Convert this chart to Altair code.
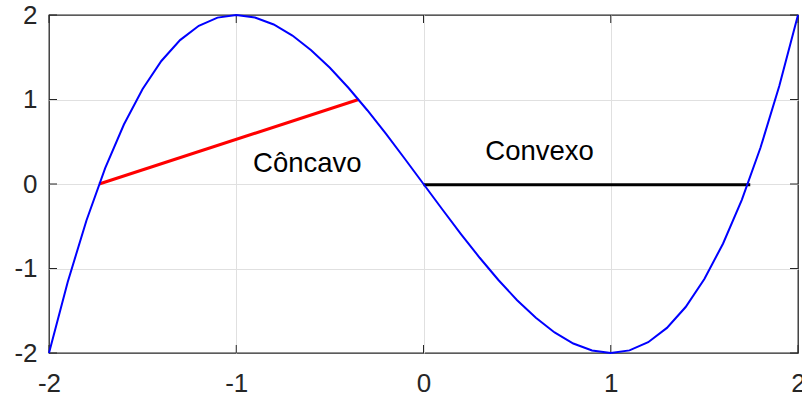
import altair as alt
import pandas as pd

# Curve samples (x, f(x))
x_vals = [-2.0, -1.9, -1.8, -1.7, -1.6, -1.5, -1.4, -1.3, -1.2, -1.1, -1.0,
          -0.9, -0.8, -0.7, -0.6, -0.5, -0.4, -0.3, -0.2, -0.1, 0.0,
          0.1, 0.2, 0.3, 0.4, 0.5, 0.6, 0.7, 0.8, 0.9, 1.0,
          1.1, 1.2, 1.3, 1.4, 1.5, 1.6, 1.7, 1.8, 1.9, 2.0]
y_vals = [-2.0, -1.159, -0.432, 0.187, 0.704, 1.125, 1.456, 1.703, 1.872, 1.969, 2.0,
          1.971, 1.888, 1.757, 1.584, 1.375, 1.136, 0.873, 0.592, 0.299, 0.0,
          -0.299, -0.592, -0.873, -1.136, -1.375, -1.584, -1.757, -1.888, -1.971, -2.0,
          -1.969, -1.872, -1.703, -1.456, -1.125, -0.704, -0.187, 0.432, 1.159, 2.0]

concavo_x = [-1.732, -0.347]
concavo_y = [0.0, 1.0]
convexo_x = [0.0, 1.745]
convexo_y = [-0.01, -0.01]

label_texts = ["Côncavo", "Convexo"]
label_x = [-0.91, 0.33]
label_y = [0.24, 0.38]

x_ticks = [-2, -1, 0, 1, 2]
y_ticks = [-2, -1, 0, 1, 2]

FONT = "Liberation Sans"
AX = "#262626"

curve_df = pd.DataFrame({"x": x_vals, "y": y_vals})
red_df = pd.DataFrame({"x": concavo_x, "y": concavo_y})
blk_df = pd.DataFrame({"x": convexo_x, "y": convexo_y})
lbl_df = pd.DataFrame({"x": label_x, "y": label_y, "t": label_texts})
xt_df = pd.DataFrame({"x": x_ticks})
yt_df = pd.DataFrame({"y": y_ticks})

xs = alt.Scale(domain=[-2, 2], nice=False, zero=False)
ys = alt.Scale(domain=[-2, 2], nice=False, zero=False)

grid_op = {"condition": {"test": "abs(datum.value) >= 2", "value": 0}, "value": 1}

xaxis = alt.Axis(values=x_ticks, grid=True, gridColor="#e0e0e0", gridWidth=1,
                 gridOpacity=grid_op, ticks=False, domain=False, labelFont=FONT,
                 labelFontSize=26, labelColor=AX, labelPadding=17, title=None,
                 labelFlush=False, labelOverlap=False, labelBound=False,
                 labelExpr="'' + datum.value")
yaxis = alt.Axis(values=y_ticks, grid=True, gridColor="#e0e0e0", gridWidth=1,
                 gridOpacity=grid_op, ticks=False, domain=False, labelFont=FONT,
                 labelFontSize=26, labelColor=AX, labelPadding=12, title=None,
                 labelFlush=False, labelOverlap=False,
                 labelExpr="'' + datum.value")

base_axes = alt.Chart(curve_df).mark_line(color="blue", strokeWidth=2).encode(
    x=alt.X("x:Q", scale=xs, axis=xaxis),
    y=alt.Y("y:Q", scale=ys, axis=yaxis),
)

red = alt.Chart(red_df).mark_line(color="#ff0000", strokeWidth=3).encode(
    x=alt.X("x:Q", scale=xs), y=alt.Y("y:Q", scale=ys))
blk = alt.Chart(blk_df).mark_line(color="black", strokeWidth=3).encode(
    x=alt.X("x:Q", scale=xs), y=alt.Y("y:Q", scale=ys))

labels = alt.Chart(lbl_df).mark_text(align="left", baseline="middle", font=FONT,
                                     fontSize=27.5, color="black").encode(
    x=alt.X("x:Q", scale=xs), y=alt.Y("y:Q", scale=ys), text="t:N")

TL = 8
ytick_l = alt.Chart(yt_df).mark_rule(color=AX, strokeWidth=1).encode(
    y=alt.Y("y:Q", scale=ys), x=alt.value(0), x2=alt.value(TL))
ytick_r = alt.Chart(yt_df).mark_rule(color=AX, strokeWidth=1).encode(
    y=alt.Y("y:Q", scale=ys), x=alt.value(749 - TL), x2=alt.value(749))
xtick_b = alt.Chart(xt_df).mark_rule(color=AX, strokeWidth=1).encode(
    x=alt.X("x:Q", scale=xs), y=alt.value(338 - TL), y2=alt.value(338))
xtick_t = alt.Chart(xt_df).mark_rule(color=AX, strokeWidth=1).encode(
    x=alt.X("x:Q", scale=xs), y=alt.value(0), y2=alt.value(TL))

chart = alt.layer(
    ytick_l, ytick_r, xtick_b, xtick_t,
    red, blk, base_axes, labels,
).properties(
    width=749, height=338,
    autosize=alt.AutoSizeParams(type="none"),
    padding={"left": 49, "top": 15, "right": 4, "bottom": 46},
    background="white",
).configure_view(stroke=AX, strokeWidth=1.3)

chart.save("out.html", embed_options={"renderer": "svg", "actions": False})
■ ■ ■ ■ ■
→ What you will do:
Go through the listing above and quote it exactly, apart from its images.

→ The completed task:
Convert this chart to Altair code.
import altair as alt
import pandas as pd

# Curve samples (x, f(x))
x_vals = [-2.0, -1.9, -1.8, -1.7, -1.6, -1.5, -1.4, -1.3, -1.2, -1.1, -1.0,
          -0.9, -0.8, -0.7, -0.6, -0.5, -0.4, -0.3, -0.2, -0.1, 0.0,
          0.1, 0.2, 0.3, 0.4, 0.5, 0.6, 0.7, 0.8, 0.9, 1.0,
          1.1, 1.2, 1.3, 1.4, 1.5, 1.6, 1.7, 1.8, 1.9, 2.0]
y_vals = [-2.0, -1.159, -0.432, 0.187, 0.704, 1.125, 1.456, 1.703, 1.872, 1.969, 2.0,
          1.971, 1.888, 1.757, 1.584, 1.375, 1.136, 0.873, 0.592, 0.299, 0.0,
          -0.299, -0.592, -0.873, -1.136, -1.375, -1.584, -1.757, -1.888, -1.971, -2.0,
          -1.969, -1.872, -1.703, -1.456, -1.125, -0.704, -0.187, 0.432, 1.159, 2.0]

concavo_x = [-1.732, -0.347]
concavo_y = [0.0, 1.0]
convexo_x = [0.0, 1.745]
convexo_y = [-0.01, -0.01]

label_texts = ["Côncavo", "Convexo"]
label_x = [-0.91, 0.33]
label_y = [0.24, 0.38]

x_ticks = [-2, -1, 0, 1, 2]
y_ticks = [-2, -1, 0, 1, 2]

FONT = "Liberation Sans"
AX = "#262626"

curve_df = pd.DataFrame({"x": x_vals, "y": y_vals})
red_df = pd.DataFrame({"x": concavo_x, "y": concavo_y})
blk_df = pd.DataFrame({"x": convexo_x, "y": convexo_y})
lbl_df = pd.DataFrame({"x": label_x, "y": label_y, "t": label_texts})
xt_df = pd.DataFrame({"x": x_ticks})
yt_df = pd.DataFrame({"y": y_ticks})

xs = alt.Scale(domain=[-2, 2], nice=False, zero=False)
ys = alt.Scale(domain=[-2, 2], nice=False, zero=False)

grid_op = {"condition": {"test": "abs(datum.value) >= 2", "value": 0}, "value": 1}

xaxis = alt.Axis(values=x_ticks, grid=True, gridColor="#e0e0e0", gridWidth=1,
                 gridOpacity=grid_op, ticks=False, domain=False, labelFont=FONT,
                 labelFontSize=26, labelColor=AX, labelPadding=17, title=None,
                 labelFlush=False, labelOverlap=False, labelBound=False,
                 labelExpr="'' + datum.value")
yaxis = alt.Axis(values=y_ticks, grid=True, gridColor="#e0e0e0", gridWidth=1,
                 gridOpacity=grid_op, ticks=False, domain=False, labelFont=FONT,
                 labelFontSize=26, labelColor=AX, labelPadding=12, title=None,
                 labelFlush=False, labelOverlap=False,
                 labelExpr="'' + datum.value")

base_axes = alt.Chart(curve_df).mark_line(color="blue", strokeWidth=2).encode(
    x=alt.X("x:Q", scale=xs, axis=xaxis),
    y=alt.Y("y:Q", scale=ys, axis=yaxis),
)

red = alt.Chart(red_df).mark_line(color="#ff0000", strokeWidth=3).encode(
    x=alt.X("x:Q", scale=xs), y=alt.Y("y:Q", scale=ys))
blk = alt.Chart(blk_df).mark_line(color="black", strokeWidth=3).encode(
    x=alt.X("x:Q", scale=xs), y=alt.Y("y:Q", scale=ys))

labels = alt.Chart(lbl_df).mark_text(align="left", baseline="middle", font=FONT,
                                     fontSize=27.5, color="black").encode(
    x=alt.X("x:Q", scale=xs), y=alt.Y("y:Q", scale=ys), text="t:N")

TL = 8
ytick_l = alt.Chart(yt_df).mark_rule(color=AX, strokeWidth=1).encode(
    y=alt.Y("y:Q", scale=ys), x=alt.value(0), x2=alt.value(TL))
ytick_r = alt.Chart(yt_df).mark_rule(color=AX, strokeWidth=1).encode(
    y=alt.Y("y:Q", scale=ys), x=alt.value(749 - TL), x2=alt.value(749))
xtick_b = alt.Chart(xt_df).mark_rule(color=AX, strokeWidth=1).encode(
    x=alt.X("x:Q", scale=xs), y=alt.value(338 - TL), y2=alt.value(338))
xtick_t = alt.Chart(xt_df).mark_rule(color=AX, strokeWidth=1).encode(
    x=alt.X("x:Q", scale=xs), y=alt.value(0), y2=alt.value(TL))

chart = alt.layer(
    ytick_l, ytick_r, xtick_b, xtick_t,
    red, blk, base_axes, labels,
).properties(
    width=749, height=338,
    autosize=alt.AutoSizeParams(type="none"),
    padding={"left": 49, "top": 15, "right": 4, "bottom": 46},
    background="white",
).configure_view(stroke=AX, strokeWidth=1.3)

chart.save("out.html", embed_options={"renderer": "svg", "actions": False})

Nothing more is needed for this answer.